Express Editor claims PCC 'should have intervened' in McCann coverage
Marta Cooper: Express Editor claims PCC 'should have intervened' in McCann coverage
12 Jan 12

The editor of the Daily Express has suggested to the Leveson Inquiry today that one of the reasons for the paper opting out of the Press Complaints Commission was because it failed to stop the tabloid publishing defamatory articles about the McCanns.

Hugh Whittow said: “Because of the McCanns I think that was a huge problem for us and I think they should have intervened.” He added that “no one was intervening at all, and the coverage “just went on and on”.

Kate and Gerry McCann accepted £550,000 in damages and an apology from Express Newspapers in March 2008 for what the publisher admitted were “entirely untrue” and “defamatory” articles.

Whittow told Lord Justice Leveson: “I don’t blame the PCC. I just think in hindsight they might have been able to intervene and perhaps this will reflect in the body that you set up.”

Whittow was deputy editor at the time of the paper’s libellous coverage of the parents of the missing toddler, and said was not party to the decision to withdraw from the PCC.

Daily Star editor Dawn Neesom also testified to the Inquiry this morning. As counsel Robert Jay QC took her through a series of front-page stories from the paper, Neesom admitted headlines can at times “go too far”, with one story headlined “Terror as plane hits ash cloud” resulting in copies of the paper being removed from airport newsagents’ shelves over fears they could cause panic among travellers.

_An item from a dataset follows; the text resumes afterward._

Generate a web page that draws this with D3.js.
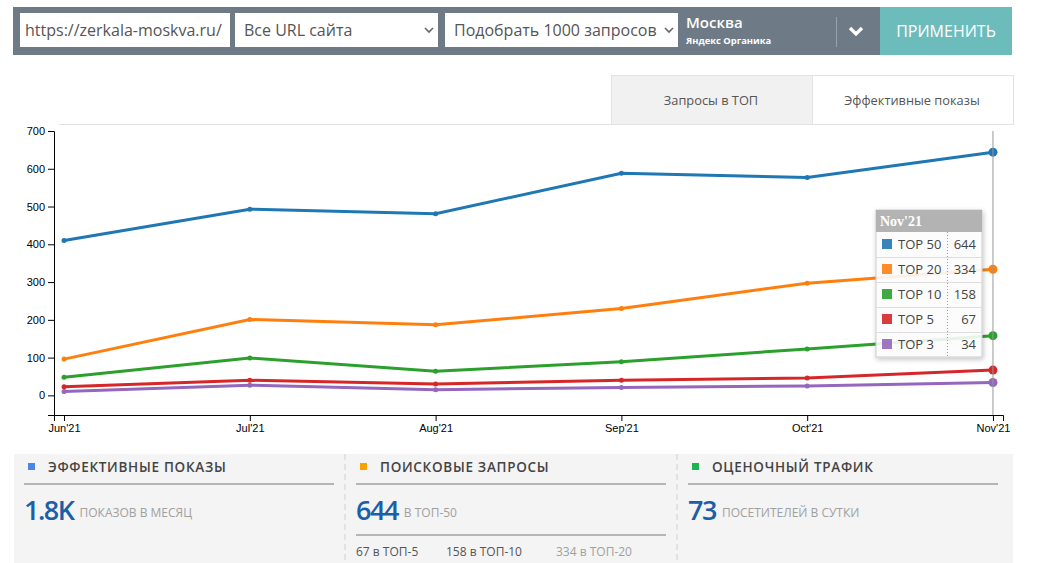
<!DOCTYPE html>
<html lang="ru">
<head>
<meta charset="utf-8">
<script src="https://d3js.org/d3.v7.min.js"></script>
<style>
    body { margin: 0; background: #fff; }
    #chart text { font-family: "Open Sans", sans-serif; }
    .axis text { font-family: "Liberation Sans Narrow", "Liberation Sans", Arial, sans-serif !important; font-size: 11px; fill: #000; }
    .axis path, .axis line { stroke: #000; }
</style>
</head>
<body>
<svg id="chart" width="1053" height="563"></svg>
<script>
    // data
    const months = ["Jun'21", "Jul'21", "Aug'21", "Sep'21", "Oct'21", "Nov'21"];
    const seriesNames = ["TOP 50", "TOP 20", "TOP 10", "TOP 5", "TOP 3"];
    const top50 = [410, 493, 481, 588, 577, 644];
    const top20 = [96, 201, 187, 230, 297, 334];
    const top10 = [48, 99, 64, 89, 123, 158];
    const top5 = [23, 40, 30, 40, 46, 67];
    const top3 = [10, 27, 15, 21, 25, 34];
    const yTicks = [0, 100, 200, 300, 400, 500, 600, 700];
    const colors = ["#1f77b4", "#ff7f0e", "#2ca02c", "#d62728", "#9467bd"];

    const cardTitles = ["ЭФФЕКТИВНЫЕ ПОКАЗЫ", "ПОИСКОВЫЕ ЗАПРОСЫ", "ОЦЕНОЧНЫЙ ТРАФИК"];
    const cardValues = ["1.8K", "644", "73"];
    const cardUnits = ["ПОКАЗОВ В МЕСЯЦ", "В ТОП-50", "ПОСЕТИТЕЛЕЙ В СУТКИ"];
    const cardColors = ["#4a86e8", "#f4a300", "#1db34f"];
    const subCounts = ["67 в ТОП-5", "158 в ТОП-10", "334 в ТОП-20"];

    const series = seriesNames.map((name, i) => ({
        name: name,
        color: colors[i],
        values: [top50, top20, top10, top5, top3][i]
    }));

    const svg = d3.select("#chart");

    // ---------- top bar ----------
    const bar = svg.append("g");
    bar.append("rect").attr("x", 13).attr("y", 7).attr("width", 868).attr("height", 48).attr("fill", "#6e7a85");
    bar.append("rect").attr("x", 880).attr("y", 7).attr("width", 132).attr("height", 48).attr("fill", "#6dbcbc");

    const inputs = [
        { x: 20, w: 210, label: "https://zerkala-moskva.ru/", chevron: false },
        { x: 235, w: 203, label: "Все URL сайта", chevron: true },
        { x: 445, w: 233, label: "Подобрать 1000 запросов", chevron: true }
    ];
    inputs.forEach(d => {
        bar.append("rect").attr("x", d.x).attr("y", 13).attr("width", d.w).attr("height", 34).attr("fill", "#fff");
        bar.append("text").attr("x", d.x + (d.chevron ? 9 : 5)).attr("y", 36)
            .attr("font-size", 16).attr("fill", "#555").text(d.label);
        if (d.chevron) {
            const cx = d.x + d.w - 9;
            bar.append("path").attr("d", `M${cx - 4},28 L${cx},32 L${cx + 4},28`)
                .attr("fill", "none").attr("stroke", "#666").attr("stroke-width", 1.6);
        }
    });
    bar.append("text").attr("x", 686).attr("y", 28).attr("font-size", 15).attr("font-weight", 600)
        .attr("fill", "#fff").text("Москва");
    bar.append("text").attr("x", 686).attr("y", 44).attr("font-size", 9.4).attr("font-weight", 700)
        .attr("fill", "#fff").text("Яндекс Органика");
    bar.append("line").attr("x1", 836.5).attr("x2", 836.5).attr("y1", 17).attr("y2", 47)
        .attr("stroke", "#9aa3ab").attr("stroke-width", 1);
    bar.append("path").attr("d", "M850,28 L856,34 L862,28").attr("fill", "none")
        .attr("stroke", "#fff").attr("stroke-width", 3.2);
    bar.append("text").attr("x", 946).attr("y", 37).attr("text-anchor", "middle")
        .attr("font-size", 16).attr("fill", "#fff").text("ПРИМЕНИТЬ");

    // ---------- tabs ----------
    const tabs = svg.append("g");
    tabs.append("line").attr("x1", 59).attr("x2", 1013).attr("y1", 124.5).attr("y2", 124.5)
        .attr("stroke", "#e3e3e3");
    tabs.append("rect").attr("x", 611.5).attr("y", 75.5).attr("width", 201).attr("height", 49)
        .attr("fill", "#f1f1f1").attr("stroke", "#e3e3e3");
    tabs.append("rect").attr("x", 812.5).attr("y", 75.5).attr("width", 201).attr("height", 49)
        .attr("fill", "#fff").attr("stroke", "#e3e3e3");
    tabs.append("text").attr("x", 711).attr("y", 105).attr("text-anchor", "middle")
        .attr("font-size", 12.8).attr("fill", "#555").text("Запросы в ТОП");
    tabs.append("text").attr("x", 912).attr("y", 105).attr("text-anchor", "middle")
        .attr("font-size", 12.8).attr("fill", "#555").text("Эффективные показы");

    // ---------- chart ----------
    const x = d3.scalePoint().domain(months).range([54, 1003]).padding(0.054);
    const y = d3.scaleLinear().domain([-52, 700]).range([415, 131]);

    svg.append("g").attr("class", "axis")
        .attr("transform", "translate(0,415)")
        .call(d3.axisBottom(x).tickSize(6).tickPadding(3));
    svg.append("g").attr("class", "axis")
        .attr("transform", "translate(54,0)")
        .call(d3.axisLeft(y).tickValues(yTicks).tickSize(6).tickPadding(3));

    const line = d3.line()
        .x((d, i) => x(months[i]))
        .y(d => y(d));

    const plot = svg.append("g");
    series.slice().reverse().forEach(s => {
        plot.append("path").datum(s.values)
            .attr("d", line).attr("fill", "none")
            .attr("stroke", s.color).attr("stroke-width", 3);
        plot.selectAll(null).data(s.values).enter().append("circle")
            .attr("cx", (d, i) => x(months[i])).attr("cy", d => y(d))
            .attr("r", (d, i) => i === months.length - 1 ? 4.5 : 2.5)
            .attr("fill", s.color);
    });

    // hover line at last month
    const last = months[months.length - 1];
    svg.append("line").attr("x1", x(last)).attr("x2", x(last)).attr("y1", 131).attr("y2", 415)
        .attr("stroke", "#999").attr("stroke-width", 1);

    // ---------- tooltip ----------
    const tip = svg.append("g").attr("transform", "translate(876,210)");
    const tipW = 106, headH = 22, rowH = 25;
    const defs = svg.append("defs");
    const f = defs.append("filter").attr("id", "shadow").attr("x", "-20%").attr("y", "-20%")
        .attr("width", "140%").attr("height", "140%");
    f.append("feDropShadow").attr("dx", 1).attr("dy", 2).attr("stdDeviation", 2.5)
        .attr("flood-color", "#000").attr("flood-opacity", 0.25);
    tip.append("rect").attr("width", tipW).attr("height", headH + rowH * series.length)
        .attr("fill", "#fff").attr("fill-opacity", 0.88).attr("stroke", "#ccc")
        .attr("filter", "url(#shadow)");
    tip.append("rect").attr("width", tipW).attr("height", headH).attr("fill", "#b3b3b3");
    tip.append("text").attr("x", 4).attr("y", 16)
        .style("font-family", "'Liberation Serif', 'DejaVu Serif', serif")
        .attr("font-size", 14).attr("font-weight", 700).attr("fill", "#fff").text(last);
    const rows = tip.selectAll("g.row").data(series).enter().append("g")
        .attr("transform", (d, i) => `translate(0,${headH + i * rowH})`);
    rows.append("line").attr("x1", 0).attr("x2", tipW).attr("y1", rowH + 0.5).attr("y2", rowH + 0.5)
        .attr("stroke", (d, i) => i === series.length - 1 ? "none" : "#ddd");
    rows.append("rect").attr("x", 6).attr("y", 7).attr("width", 10).attr("height", 10)
        .attr("fill", d => d.color).attr("opacity", 0.9);
    rows.append("text").attr("x", 22).attr("y", 17).attr("font-size", 13).attr("fill", "#444")
        .text(d => d.name);
    rows.append("text").attr("x", 100).attr("y", 17).attr("text-anchor", "end").attr("font-size", 13)
        .attr("fill", "#444").text(d => d.values[d.values.length - 1]);
    tip.append("line").attr("x1", 71.5).attr("x2", 71.5).attr("y1", headH).attr("y2", headH + rowH * series.length)
        .attr("stroke", "#999").attr("stroke-dasharray", "1,2");

    // ---------- summary cards ----------
    const cards = svg.append("g");
    cards.append("rect").attr("x", 14).attr("y", 454).attr("width", 999).attr("height", 109).attr("fill", "#f4f4f4");
    [345, 677].forEach(xx => {
        cards.append("line").attr("x1", xx).attr("x2", xx).attr("y1", 454).attr("y2", 563)
            .attr("stroke", "#e2e2e2").attr("stroke-width", 2).attr("stroke-dasharray", "6,4");
    });
    const cardX = [24, 356, 688];
    cardTitles.forEach((t, i) => {
        const cx = cardX[i];
        cards.append("rect").attr("x", cx + 4).attr("y", 463).attr("width", 7).attr("height", 7).attr("fill", cardColors[i]);
        cards.append("text").attr("x", cx + 24).attr("y", 472).attr("font-size", 13.5).attr("font-weight", 600)
            .attr("letter-spacing", 0.7).attr("fill", "#444").text(t);
        cards.append("line").attr("x1", cx).attr("x2", cx + 310).attr("y1", 484).attr("y2", 484)
            .attr("stroke", "#b5b5b5").attr("stroke-width", 2);
        const v = cards.append("text").attr("x", cx).attr("y", 520);
        v.append("tspan").attr("font-size", 27).attr("font-weight", 600).attr("fill", "#1b5fa6")
            .attr("letter-spacing", -1.5).text(cardValues[i]);
        v.append("tspan").attr("dx", 6).attr("dy", -3).attr("font-size", 12).attr("fill", "#a0a0a0").text(cardUnits[i]);
    });
    cards.append("line").attr("x1", 356).attr("x2", 666).attr("y1", 535).attr("y2", 535)
        .attr("stroke", "#b5b5b5").attr("stroke-width", 2);
    const subX = [356, 446, 556];
    subCounts.forEach((t, i) => {
        cards.append("text").attr("x", subX[i]).attr("y", 556).attr("font-size", 12)
            .attr("fill", i === 2 ? "#a0a0a0" : "#555").text(t);
    });
</script>
</body>
</html>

Earlier in the day Express Newspapers’ legal chief, Nicole Patterson, revealed to the Inquiry that the company was using private investigator Steve Whittamore in 2010, five years after he had been convicted for illegally trading information.

Going through a list of invoices from Whittamore’s company, JJ Services, Jay revealed that the earliest date of payments to the firm was 31 January 2005, and that Whittamore was still carrying out services for Express Newspapers in 2010.

Patterson said was not sure if Whittamore was still being used by the company’s papers. Jay called this surprising, given the “cloud hanging over” the private investigator.

Patterson added that the company carried out an internal investigation into phone hacking and other unlawful news gathering methods at its tabloids going back to 2000. She said there was no evidence to suggest phone hacking “or anything of that nature” had occurred.